If you are weighing a discreet sale or trying to access homes beyond the public portals in Beverly Hills, working with an experienced, relationship-driven team can make the process much more intentional. If you want tailored guidance on your next move, connect with Sam Araghi to schedule a private consultation.
FAQs
What does off-market mean for Beverly Hills homes?
- Off-market usually refers to a property being marketed with limited public exposure, such as an office exclusive, seller-excluded listing, delayed marketing listing, or a pre-market strategy like Coming Soon.
How do Beverly Hills buyers find off-market listings?
- Buyers usually access off-market homes through agent relationships, brokerage-to-brokerage communication, MLS visibility for certain pre-market listings, and direct outreach rather than public search portals alone.

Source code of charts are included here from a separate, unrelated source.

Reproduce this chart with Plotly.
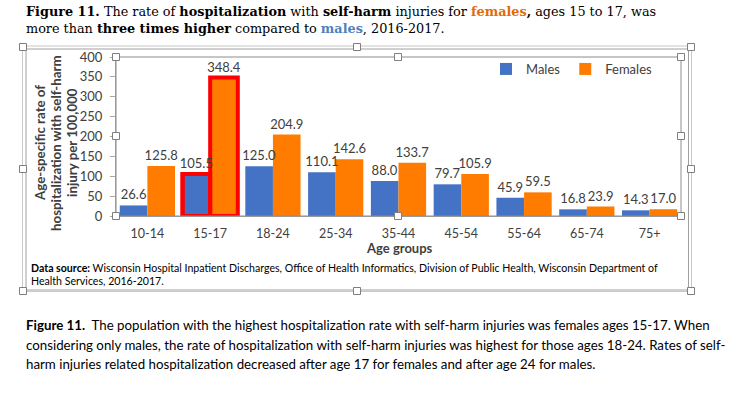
import plotly.graph_objects as go

# ---------------- data ----------------
age_groups = ["10-14", "15-17", "18-24", "25-34", "35-44", "45-54", "55-64", "65-74", "75+"]
males = [26.6, 105.5, 125.0, 110.1, 88.0, 79.7, 45.9, 16.8, 14.3]
females = [125.8, 348.4, 204.9, 142.6, 133.7, 105.9, 59.5, 23.9, 17.0]
y_ticks = [0, 50, 100, 150, 200, 250, 300, 350, 400]
highlight_group = "15-17"

# ---------------- layout geometry (pixels) ----------------
W, H = 731, 393
PL, PR, PT, PB = 116, 681, 57, 216


def px(x):
    return (x - PL) / (PR - PL)


def py(y):
    return (PB - y) / (PB - PT)


SANS = "Lato"
SERIF = "DejaVu Serif"
MALE_C = "#4472C4"
FEMALE_C = "#FF7C00"
TXT = "#404040"
LABEL_FONT = dict(family=SANS, size=13, color=TXT)

hl_width = [4 if g == highlight_group else 0 for g in age_groups]
hl_color = ["#FF0000" if g == highlight_group else "rgba(0,0,0,0)" for g in age_groups]

fig = go.Figure()
# Males bars (labels drawn by a text-only overlay so they sit above the Females bars)
fig.add_trace(go.Bar(
    name="Males", x=age_groups, y=males, offsetgroup="m",
    marker=dict(color=MALE_C, line=dict(width=hl_width, color=hl_color)),
))
fig.add_trace(go.Bar(
    name="Females", x=age_groups, y=females, offsetgroup="f",
    marker=dict(color=FEMALE_C, line=dict(width=hl_width, color=hl_color)),
    texttemplate="%{y:.1f}", textposition="outside", cliponaxis=False, constraintext="none",
    textfont=LABEL_FONT,
))
fig.add_trace(go.Bar(
    name="Males", x=age_groups, y=males, offsetgroup="m", showlegend=False, hoverinfo="skip",
    marker=dict(color="rgba(0,0,0,0)", line=dict(width=hl_width, color=hl_color)),
    texttemplate="%{y:.1f}", textposition="outside", cliponaxis=False, constraintext="none",
    textfont=LABEL_FONT,
))

shapes = []
# chart frame (double line)
shapes.append(dict(type="rect", xref="paper", yref="paper", x0=px(22.5), x1=px(691.5), y0=py(46), y1=py(291.5),
                   line=dict(color="#c8c8c8", width=1)))
shapes.append(dict(type="rect", xref="paper", yref="paper", x0=px(26), x1=px(688.5), y0=py(49), y1=py(290),
                   line=dict(color="#a0a0a0", width=1)))
# plot-area outline
shapes.append(dict(type="rect", xref="paper", yref="paper", x0=0, x1=1, y0=0, y1=1,
                   line=dict(color="#8c8c8c", width=1)))

# selection handles
handles = [(23, 47), (357, 47), (691, 47), (23, 169), (691, 169), (23, 291), (357, 291), (691, 291),
           (116, 57), (398, 57), (681, 57), (116, 136), (681, 136), (116, 216), (398, 216), (681, 216)]
for hx, hy in handles:
    shapes.append(dict(type="rect", xref="paper", yref="paper",
                       x0=px(hx - 3.5), x1=px(hx + 3.5), y0=py(hy + 3.5), y1=py(hy - 3.5),
                       fillcolor="white", line=dict(color="#7f7f7f", width=1)))

annotations = []


def note(x, y, text, size, family=SANS, color="#000000", xanchor="left", **kw):
    annotations.append(dict(xref="paper", yref="paper", x=px(x), y=py(y), text=text, showarrow=False,
                            xanchor=xanchor, yanchor="middle", align="left",
                            font=dict(family=family, size=size, color=color), **kw))


# heading above the chart
note(24, 11.5, "<b>Figure 11.</b> The rate of <b>hospitalization</b> with <b>self-harm</b> injuries for "
               "<b><span style='color:#E36C0A'>females</span>,</b> ages 15 to 17, was", 12.8, SERIF)
note(24, 28.5, "more than <b>three times higher</b> compared to "
               "<b><span style='color:#4F81BD'>males</span></b>, 2016-2017.", 12.8, SERIF)

# y-axis title (three rotated lines)
for lx, line in ((40, "Age-specific rate of"), (56, "hospitalization with self-harm"), (72, "injury per 100,000")):
    note(lx, 143, "<b>" + line + "</b>", 13.3, color=TXT, xanchor="center", textangle=-90)

# x-axis title
note(399, 248, "<b>Age groups</b>", 13, color=TXT, xanchor="center")

# data source
note(29, 268, "<b>Data source:</b> Wisconsin Hospital Inpatient Discharges, Office of Health Informatics, "
              "Division of Public Health, Wisconsin Department of", 10.6)
note(29, 281, "Health Services, 2016-2017.", 10.6)

# caption
note(24, 325, "<b>Figure 11.</b>  The population with the highest hospitalization rate with self-harm injuries "
              "was females ages 15-17. When", 13.3)
note(24, 345, "considering only males, the rate of hospitalization with self-harm injuries was highest for those "
              "ages 18-24. Rates of self-", 13.3)
note(24, 364, "harm injuries related hospitalization decreased after age 17 for females and after age 24 for males.",
     13.3)

fig.update_layout(
    width=W, height=H,
    margin=dict(l=PL, r=W - PR, t=PT, b=H - PB, pad=0),
    paper_bgcolor="white", plot_bgcolor="white",
    barmode="group", bargap=0.12, bargroupgap=0,
    showlegend=True,
    legend=dict(orientation="h", x=px(486), y=py(69), xanchor="left", yanchor="middle",
                font=dict(family=SANS, size=13, color=TXT), bgcolor="rgba(0,0,0,0)",
                itemwidth=30, tracegroupgap=0),
    shapes=shapes, annotations=annotations,
    xaxis=dict(showline=True, linecolor="#a6a6a6", linewidth=1, ticks="", showgrid=False,
               tickfont=dict(family=SANS, size=12.5, color=TXT), ticklabelstandoff=6),
    yaxis=dict(range=[0, 400], tickvals=y_ticks, showline=True, linecolor="#a6a6a6", linewidth=1,
               ticks="outside", ticklen=5, tickcolor="#a6a6a6", showgrid=False, zeroline=False,
               tickfont=dict(family=SANS, size=13, color=TXT), ticklabelstandoff=5),
)

fig.write_html("out.html", config={"displayModeBar": False},
               post_script="document.body.style.margin='0';document.body.style.overflow='hidden';")
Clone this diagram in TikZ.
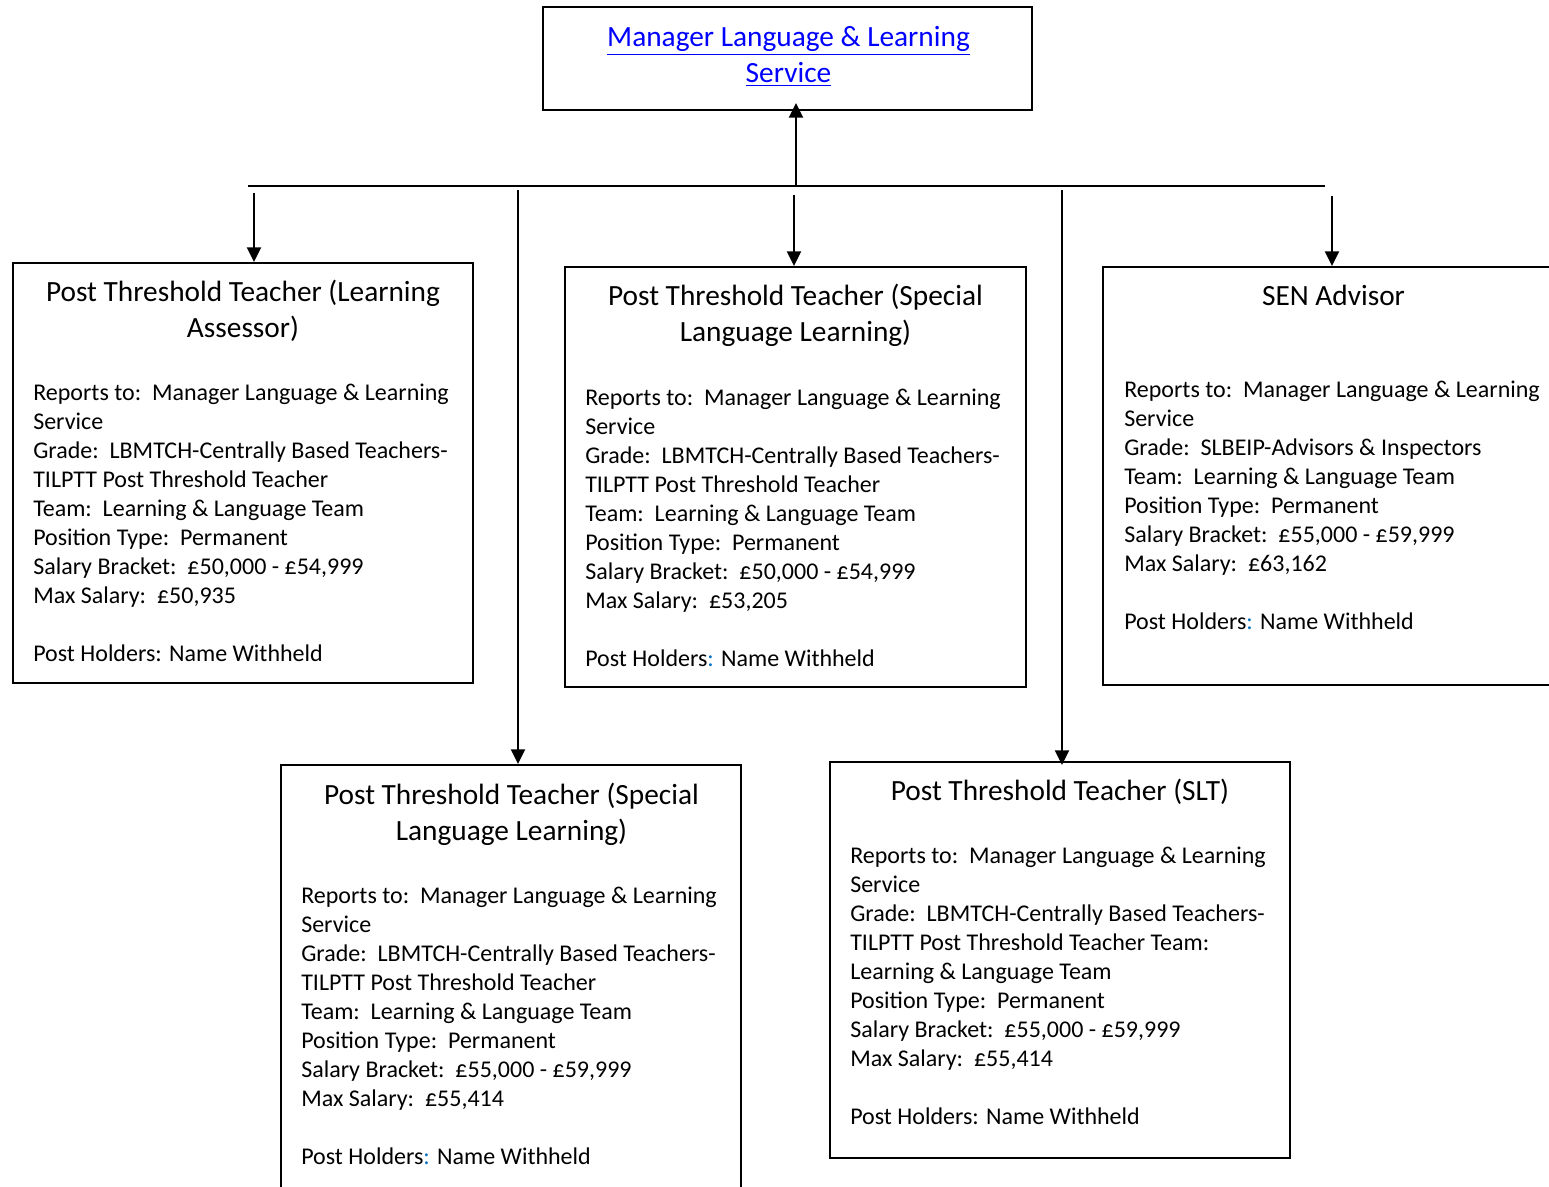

Are off-market sales legal in Beverly Hills?
- Yes, but they must follow MLS and industry rules, including seller disclosure requirements and local rules about when listings must be entered into the MLS if they are publicly marketed.
Does selling off-market in Beverly Hills help a seller get a higher price?
- Not necessarily. Off-market strategies can support privacy and control, but reduced exposure may also lower the number of potential buyers and offers.
Is Coming Soon the same as off-market in Beverly Hills?
- No. Coming Soon is generally a pre-market status visible to MLS members but not syndicated to major consumer portals, while some off-market strategies are more private and limited to the listing brokerage or selected outreach.
Can an off-market Beverly Hills sale still appear in market data later?
- Yes. Under CLAW rules, some privately marketed listings may still be entered later as sold data or reported for comparable purposes when authorized.